The Girl Gets Around – by Sammy Hagar (Ariel switching cars while driving down the highway)

This is the only true rocker on the original soundtrack. Honestly, Hagar is somewhat out of place here. Even though this appearance is before he joined Van Halen, he was already known as the Red Rocker and had a number of heavy guitar driven, popular songs. The song is great – it fits Hagar’s style and matches the scene in the film quite well. Despite this, it does not truly match the overall sound of this soundtrack. The video is from a live performance in St. Louis.

Never – by by Moving Pictures (Ren’s solo dance of frustration)

This is my personal favorite track. I love the rhythm guitar riff and I think the scene it is used in fits perfectly. I have always been a bit of a sap for the cheesy inspirational lyrics and this song has a great one, “If you don’t give your heart wings, you’ll never fly.” I do not even care that Kevin Bacon is not the one dancing in this scene- this song carries an uplifting message with a catchy beat.

The 1998 reissue of the soundtrack included four additional tracks, but I am sticking with the original release.
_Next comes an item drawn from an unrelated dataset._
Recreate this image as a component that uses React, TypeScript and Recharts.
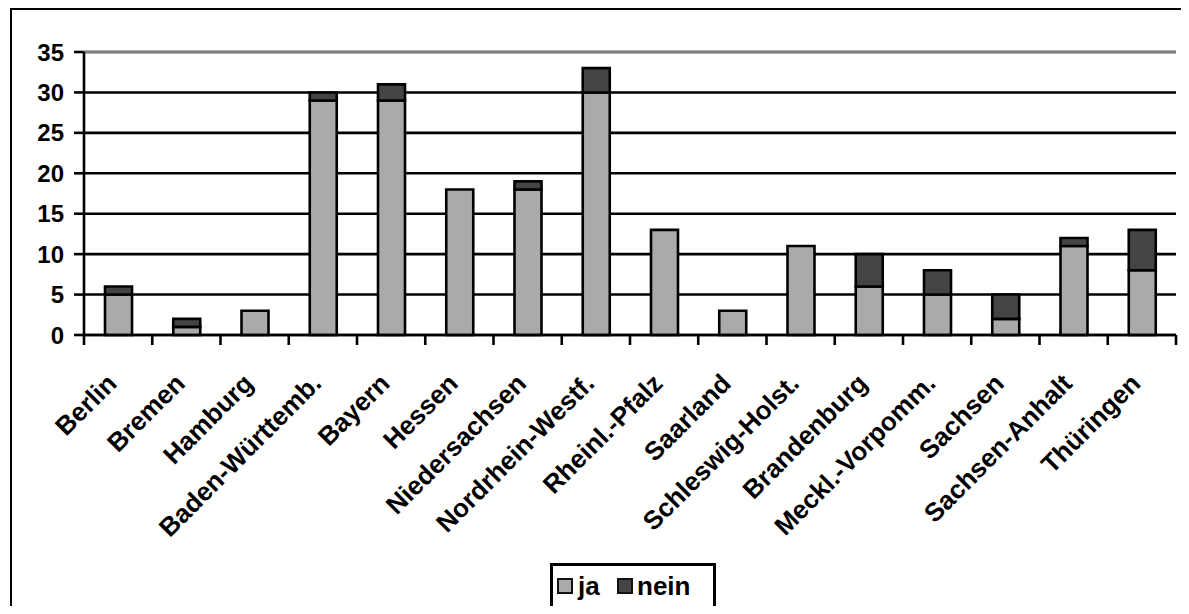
import React from "react";
import { BarChart, Bar, XAxis, YAxis, CartesianGrid, ReferenceLine } from "recharts";

const categories = [
  "Berlin",
  "Bremen",
  "Hamburg",
  "Baden-Württemb.",
  "Bayern",
  "Hessen",
  "Niedersachsen",
  "Nordrhein-Westf.",
  "Rheinl.-Pfalz",
  "Saarland",
  "Schleswig-Holst.",
  "Brandenburg",
  "Meckl.-Vorpomm.",
  "Sachsen",
  "Sachsen-Anhalt",
  "Thüringen",
];
const jaValues = [5, 1, 3, 29, 29, 18, 18, 30, 13, 3, 11, 6, 5, 2, 11, 8];
const neinValues = [1, 1, 0, 1, 2, 0, 1, 3, 0, 0, 0, 4, 3, 3, 1, 5];
const yTicks = [0, 5, 10, 15, 20, 25, 30, 35];
const seriesNames = ["ja", "nein"];

const data = categories.map((name, i) => ({ name, ja: jaValues[i], nein: neinValues[i] }));

const FONT = '"Liberation Sans", Arial, Helvetica, sans-serif';
const JA_COLOR = "#aaaaaa";
const NEIN_COLOR = "#444444";
const CHART_W = 1170;
const CHART_H = 596;
const MARGIN = { top: 42, right: 6, bottom: 0, left: 0 };
const Y_AXIS_W = 72;
const STEP = (CHART_W - MARGIN.left - MARGIN.right - Y_AXIS_W) / categories.length;
const LINE_W = 2.6;

function CategoryTick(props: any) {
  const { x, y, payload } = props;
  const index = props.index ?? payload.index;
  const left = x - STEP / 2;
  const right = x + STEP / 2;
  const ty = y + 50;
  return (
    <g>
      <line x1={left} y1={y} x2={left} y2={y + 10} stroke="#000" strokeWidth={LINE_W} />
      {index === categories.length - 1 && (
        <line x1={right} y1={y} x2={right} y2={y + 10} stroke="#000" strokeWidth={LINE_W} />
      )}
      <text
        x={x}
        y={ty}
        transform={`rotate(-45, ${x}, ${ty})`}
        textAnchor="end"
        fontFamily={FONT}
        fontWeight="bold"
        fontSize={26}
        fill="#000"
      >
        {payload.value}
      </text>
    </g>
  );
}

function LegendBox() {
  const square = (color: string, left: number) => (
    <div
      style={{
        position: "absolute",
        left,
        top: 12,
        width: 16,
        height: 16,
        boxSizing: "border-box",
        border: "2px solid #111",
        background: color,
      }}
    />
  );
  const label = (text: string, left: number) => (
    <div
      style={{
        position: "absolute",
        left,
        top: 5,
        fontFamily: FONT,
        fontWeight: "bold",
        fontSize: 26,
        lineHeight: "30px",
        color: "#000",
      }}
    >
      {text}
    </div>
  );
  return (
    <div
      style={{
        position: "absolute",
        left: 538,
        top: 553,
        width: 166,
        height: 46,
        boxSizing: "border-box",
        border: "3px solid #000",
        background: "#fff",
      }}
    >
      {square(JA_COLOR, 4)}
      {label(seriesNames[0], 25)}
      {square(NEIN_COLOR, 64)}
      {label(seriesNames[1], 84)}
    </div>
  );
}

export default function App() {
  return (
    <div
      style={{
        position: "relative",
        marginLeft: 2,
        width: CHART_W,
        height: CHART_H,
        borderLeft: "2px solid #000",
        borderTop: "2px solid #000",
        background: "#fff",
      }}
    >
      <BarChart width={CHART_W} height={CHART_H} data={data} margin={MARGIN}>
        <CartesianGrid vertical={false} stroke="#000" strokeWidth={LINE_W} />
        <XAxis
          dataKey="name"
          interval={0}
          height={CHART_H - MARGIN.top - 283}
          tickSize={0}
          tickMargin={0}
          tickLine={false}
          axisLine={{ stroke: "#000", strokeWidth: LINE_W }}
          tick={<CategoryTick />}
        />
        <YAxis
          width={Y_AXIS_W}
          domain={[0, 35]}
          ticks={yTicks}
          interval={0}
          tickSize={10}
          tickMargin={10}
          axisLine={{ stroke: "#000", strokeWidth: LINE_W }}
          tickLine={{ stroke: "#000", strokeWidth: LINE_W }}
          tick={{ fill: "#000", fontSize: 24, fontWeight: "bold", fontFamily: FONT }}
        />
        <YAxis
          yAxisId="right"
          orientation="right"
          width={0}
          domain={[0, 35]}
          ticks={yTicks}
          tick={false}
          tickLine={false}
          axisLine={{ stroke: "#808080", strokeWidth: LINE_W }}
        />
        <ReferenceLine y={35} stroke="#808080" strokeWidth={LINE_W} />
        <Bar
          dataKey="ja"
          stackId="s"
          fill={JA_COLOR}
          stroke="#000"
          strokeWidth={LINE_W}
          barSize={27}
          isAnimationActive={false}
        />
        <Bar
          dataKey="nein"
          stackId="s"
          fill={NEIN_COLOR}
          stroke="#000"
          strokeWidth={LINE_W}
          barSize={27}
          isAnimationActive={false}
        />
      </BarChart>
      <LegendBox />
    </div>
  );
}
In the ‘80s there was such a strong connection between movies and their soundtracks. In some of those films the music played a prominent role. If you track Top 40 hits from soundtracks, you will see double digit numbers in ‘84, ‘85, and ‘86. Footloose is clearly one of the most famous and successful examples. The music on this soundtrack can be called nothing except iconic. I never tire of watching the movie or listening to this amazing soundtrack. Every list of best soundtracks is obligated to include this shining example at at near the top.